- Andabil Location within Iran
- Coordinates: 37°37′59″N 48°32′49″E﻿ / ﻿37.63306°N 48.54694°E
- Country: Iran
- Province: Ardabil
- County: Khalkhal
- District: Central
- Rural District: Khanandabil-e Sharqi

Population (2016)
- • Total: 1,305
- Time zone: UTC+3:30 (IRST)

= Andabil, Ardabil =

Village in Ardabil province, Iran

Andabil (اندبيل) (Note: Also romanized as Andabīl; also known as Andad) is a village in Khanandabil-e Sharqi Rural District of the Central District in Khalkhal County, Ardabil province, Iran.

==Demographics==
===Population===
At the time of the 2006 National Census, the village's population was 1,400 in 334 households.

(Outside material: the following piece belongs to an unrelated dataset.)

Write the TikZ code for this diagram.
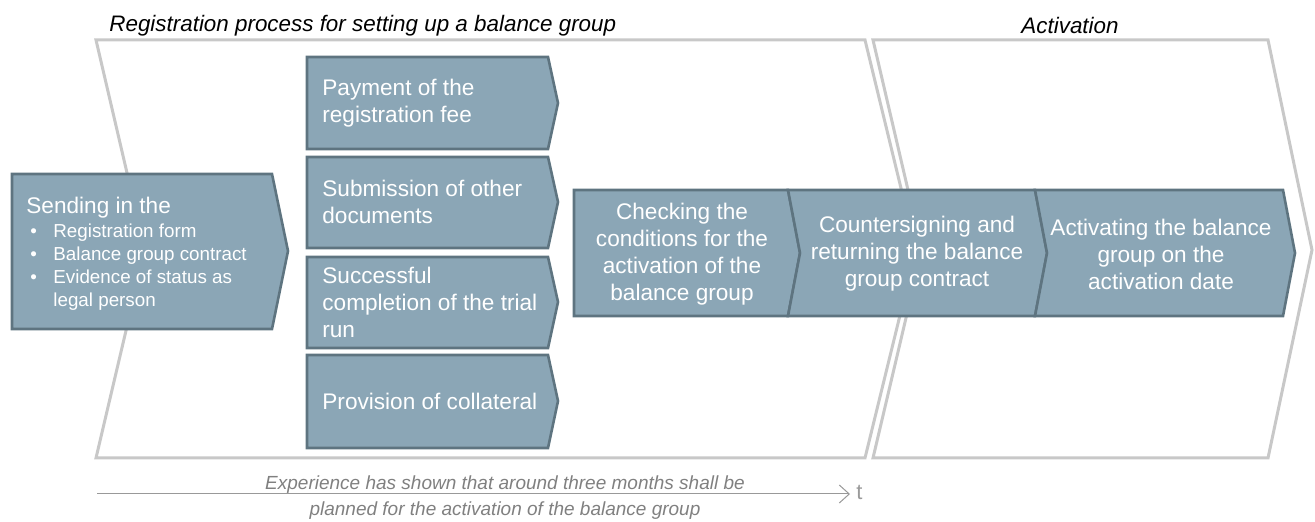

The following census in 2011 counted 1,541 people in 473 households. The 2016 census measured the population of the village as 1,305 people in 453 households.

==Geography==
Andabil is on the northeastern outskirts of the city of Khalkhal, along Route 22. It is 1.2 miles from Khalkhal, 2.1 miles from Aliabad, 2.2 miles from Bagh, 2.1 miles from Khujin and 1.4 miles from Khaneqah-e Sadat. Route 22 connects the village to Khalkhal city center to the southwest and to the town of Nav in the northeast, eventually joining the north–south direction Route 49 that connects to Azerbaijan.